In this grudging half-apology, half-justification, Limbaugh misstated the facts of the case. Taxpayer money was never at issue between Fluke and Georgetown. When Fluke and her fellow students paid tuition to Georgetown, they got health coverage as part of the deal.
At issue in Fluke's congressional hearing were principles of religious freedom -- and the disposition of student health dollars -- but not taxpayer money.
Limbaugh's misstatement had the benefit of permitting him a change of subject -- and a way out of a damaging controversy. And it allowed his friends and supporters to pronounce the matter closed.
Yet somehow it didn't close: not for Fluke, and not for Limbaugh either.
Other male commentators have used belittling, misogynistic language against other women in the public eye. Both Republican and Democratic women have found themselves on the receiving end of condescension and epithets.
But Limbaugh did something different with Fluke: Aggressively and deliberately, over a long span of days, because his own commercial interests require shock and controversy, Limbaugh had promoted Fluke into a totem and martyr. When Democrats later claimed that Republicans "waged war on women," Limbaugh's tirade became Exhibit A -- at least until Rep. Todd Akin's "legitimate rape" comment demoted it to second place.
At the time of the tirade, a number of Republican politicians spoke out against Limbaugh. U.S. Sen. Scott Brown called Limbaugh's comments "reprehensible" and former Senate candidate Carly Fiorina condemned them as "insulting."
Yet as time has passed, the regrets faded. An idea was born and grew that somehow Fluke must have provoked what was said of her, must indeed have deserved it.
Erick Erickson of CNN and Red State.com expressed this "she asked for it" view pungently in a March blog post: "Of course Rush Limbaugh was being insulting. He was using it as a tool to highlight just how absurd the Democrats' position is on this. It's what he does and does quite well. And in the process he's exposing a lot of media bias on the issue as people rush out (no pun intended) to make Sandra Fluke a victim of his insults and dance around precisely what is really insulting ? her testimony before congress that American taxpayers should subsidize the sexual habits of Georgetown Law School students because, God forbid, they should stop having sex if they cannot afford the pills themselves."

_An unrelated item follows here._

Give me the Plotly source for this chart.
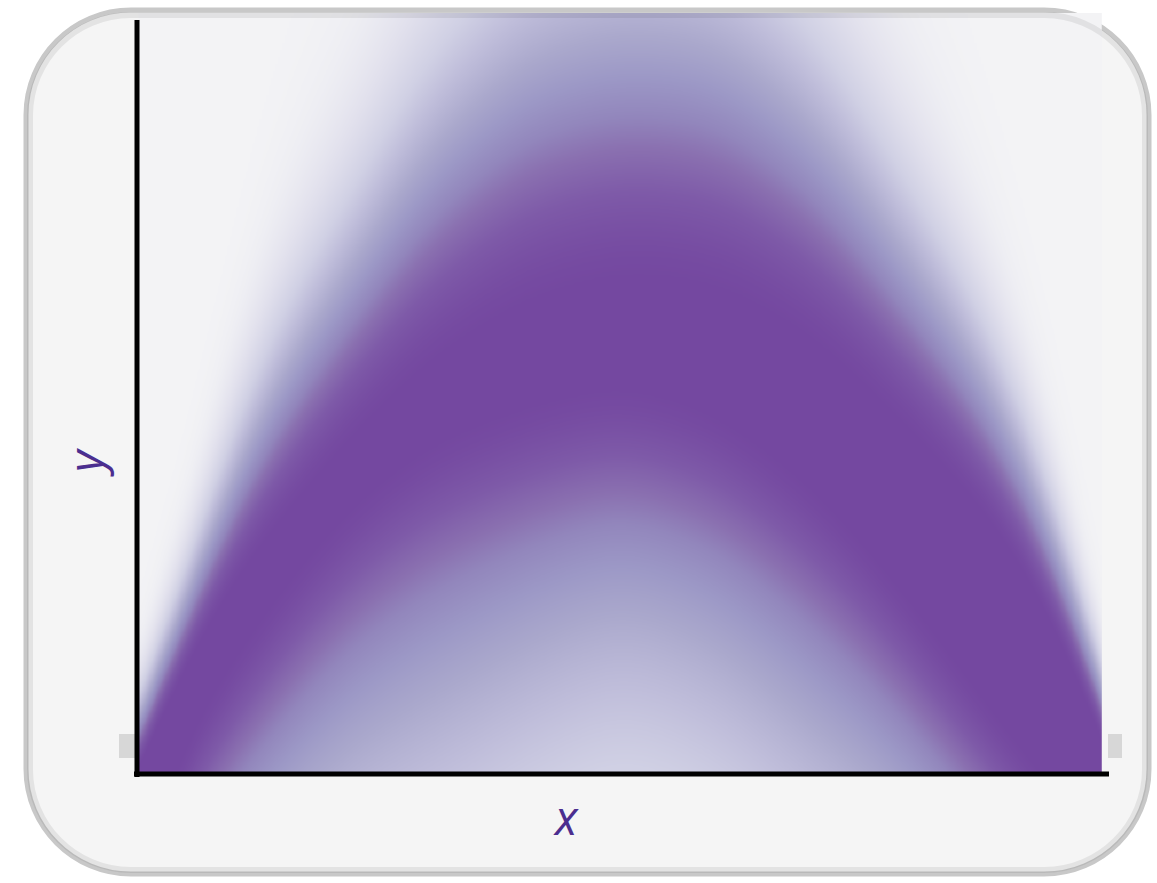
import numpy as np
import plotly.graph_objects as go

# band: x positions (0..1) and, for each, the dense core
# edges and how far the colour fades above / below the core (all in y units 0..1)
u_pts = [0.00, 0.03, 0.06, 0.10, 0.15, 0.22, 0.30, 0.40, 0.50, 0.60, 0.70, 0.78, 0.85, 0.90, 0.94, 0.97, 1.00]
core_top = [0.00, 0.09, 0.165, 0.255, 0.335, 0.44, 0.54, 0.62, 0.655, 0.64, 0.57, 0.47, 0.38, 0.30, 0.21, 0.13, 0.02]
core_bottom = [-0.15, 0.02, 0.085, 0.166, 0.26, 0.369, 0.45, 0.50, 0.53, 0.49, 0.39, 0.27, 0.15, 0.06, 0.00, -0.05, -0.12]
fade_up = [0.07, 0.08, 0.10, 0.15, 0.20, 0.23, 0.29, 0.33, 0.33, 0.33, 0.29, 0.24, 0.20, 0.16, 0.13, 0.09, 0.07]
fade_down = [0.20, 0.20, 0.20, 0.21, 0.23, 0.25, 0.27, 0.25, 0.23, 0.24, 0.25, 0.22, 0.20, 0.18, 0.18, 0.18, 0.18]

# density -> colour
colorscale = [
    [0.00, "#f3f3f5"],
    [0.05, "#eeeef3"],
    [0.15, "#e2e1ed"],
    [0.28, "#d0d0e4"],
    [0.38, "#bfbdda"],
    [0.50, "#aaa8cc"],
    [0.60, "#9c98c6"],
    [0.70, "#9286bc"],
    [0.78, "#8a70b0"],
    [0.88, "#7e5aa8"],
    [1.00, "#7448a0"],
]

label_color = "#4B2E8F"

# pixel layout of the page
W, H = 1157, 883
PL, PR, PT, PB = 137, 1107, 13, 773   # plot area edges in px
y_top = (PB - PT) / 753               # so that y = 1 sits at px 20


def to_paper(px, py):
    return (px - PL) / (PR - PL), (PB - py) / (PB - PT)


def rounded_path(L, T, R, B, r):
    k = 0.5523 * r
    pts = [
        ("M", [(L + r, T)]),
        ("L", [(R - r, T)]),
        ("C", [(R - r + k, T), (R, T + r - k), (R, T + r)]),
        ("L", [(R, B - r)]),
        ("C", [(R, B - r + k), (R - r + k, B), (R - r, B)]),
        ("L", [(L + r, B)]),
        ("C", [(L + r - k, B), (L, B - r + k), (L, B - r)]),
        ("L", [(L, T + r)]),
        ("C", [(L, T + r - k), (L + r - k, T), (L + r, T)]),
    ]
    out = []
    for cmd, ps in pts:
        coords = " ".join("%.5f,%.5f" % to_paper(x, y) for x, y in ps)
        out.append(cmd + " " + coords)
    return " ".join(out) + " Z"


def smooth(a, n):
    # gaussian smoothing of a parameter curve, linear trend kept at the ends
    k = np.exp(-0.5 * (np.arange(-3 * n, 3 * n + 1) / n) ** 2)
    k /= k.sum()
    p = np.pad(a, 3 * n, mode="reflect", reflect_type="odd")
    return np.convolve(p, k, mode="valid")


# density grid
uu = np.linspace(0.003, 0.993, 420)
vv = np.linspace(0, y_top, 320)
top = smooth(np.interp(uu, u_pts, core_top), 14)
bot = smooth(np.interp(uu, u_pts, core_bottom), 14)
hu = smooth(np.interp(uu, u_pts, fade_up), 14)
hd = smooth(np.interp(uu, u_pts, fade_down), 14)
V = vv[:, None]
d_up = np.clip(V - top, 0, None)
d_dn = np.clip(bot - V, 0, None)
e = 0.09
d_dn = np.sqrt(d_dn ** 2 + e ** 2) - e
z = np.exp(-np.log(2) * (d_up / hu) ** 1.7) * np.exp(-np.log(2) * (d_dn / hd))
z = np.round(z, 3)

fig = go.Figure(
    go.Heatmap(
        x=uu, y=vv, z=z,
        colorscale=colorscale, zmin=0, zmax=1,
        showscale=False, zsmooth="best", hoverinfo="skip",
    )
)

shapes = []
# card background + border
shapes.append(dict(type="path", xref="paper", yref="paper", layer="below",
                   path=rounded_path(26, 10, 1149, 874, 105),
                   fillcolor="#f5f5f5", line=dict(color="#c8c8c8", width=5)))
# soft inner shadow
shapes.append(dict(type="path", xref="paper", yref="paper", layer="above",
                   path=rounded_path(30, 15, 1145, 870, 101),
                   fillcolor="rgba(0,0,0,0)", line=dict(color="rgba(0,0,0,0.07)", width=6)))
# grey smudges at the ends of the band
for x0, x1 in [(119, 136), (1108, 1122)]:
    px0, py0 = to_paper(x0, 758)
    px1, py1 = to_paper(x1, 734)
    shapes.append(dict(type="rect", xref="paper", yref="paper", layer="below",
                       x0=px0, x1=px1, y0=py0, y1=py1,
                       fillcolor="rgba(190,190,190,0.55)", line=dict(width=0)))
# axis lines
ax0, ay0 = to_paper(137, 777)
ax1, ay1 = to_paper(137, 20)
shapes.append(dict(type="line", xref="paper", yref="paper", layer="above",
                   x0=ax0, x1=ax1, y0=ay0, y1=ay1, line=dict(color="black", width=5)))
bx0, by0 = to_paper(134, 774)
bx1, by1 = to_paper(1109, 774)
shapes.append(dict(type="line", xref="paper", yref="paper", layer="above",
                   x0=bx0, x1=bx1, y0=by0, y1=by1, line=dict(color="black", width=5)))

xl, yl = to_paper(566, 817)
yx, yy = to_paper(85, 463)
annotations = [
    dict(text="<i>x</i>", x=xl, y=yl, xref="paper", yref="paper",
         xanchor="center", yanchor="middle", showarrow=False,
         font=dict(family="Open Sans", size=47, color=label_color)),
    dict(text="<i>y</i>", x=yx, y=yy, xref="paper", yref="paper",
         xanchor="center", yanchor="middle", showarrow=False, textangle=-90,
         font=dict(family="Open Sans", size=47, color=label_color)),
]

fig.update_layout(
    width=W, height=H,
    margin=dict(l=PL, r=W - PR, t=PT, b=H - PB),
    paper_bgcolor="white",
    plot_bgcolor="rgba(0,0,0,0)",
    shapes=shapes,
    annotations=annotations,
    showlegend=False,
)
fig.update_xaxes(range=[0, 1], showgrid=False, zeroline=False, showticklabels=False,
                 ticks="", showline=False, fixedrange=True)
fig.update_yaxes(range=[0, y_top], showgrid=False, zeroline=False, showticklabels=False,
                 ticks="", showline=False, fixedrange=True)

fig.write_html("out.html", config={"displayModeBar": False},
               post_script="document.body.style.margin='0';document.body.style.overflow='hidden';")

That mood, an undercurrent until recently, gushed into full view on the night of Fluke's convention speech. If the words "slut" and "prostitute" are not to be used, she must nonetheless be the thing indicated by those not-to-be-used words: a woman whose sexuality is for sale. Because if she's not -- if she's merely a concerned citizen who expressed in a public forum a diverging view of the appropriate relationship between church and state -- then what does that make Limbaugh?
And what does it make those who rallied to defend Limbaugh? Something pretty ugly, right? Which is why it remains today so urgently necessary for so many people to demean and defame this woman.
The correct reply to Fluke is that she is a person intolerant of the religious liberty of the Catholic Church. The Catholic Church does good works on a vast national scale -- caring for the sick, teaching children, supporting the homeless -- all to uphold its compassionate doctrines in a harsh world. Once government starts imposing its rules on a church, then it crushes the spirit that leads the church to do its good on the world.
You can say all that without hurling accusations of nymphomania, freeloading and sexual exhibitionism. In fact, omitting such vile insults makes the rebuttal more convincing, not less. But that's not how Rush Limbaugh does it, and he has taught a generation of conservative shock-mongers to do the same or worse.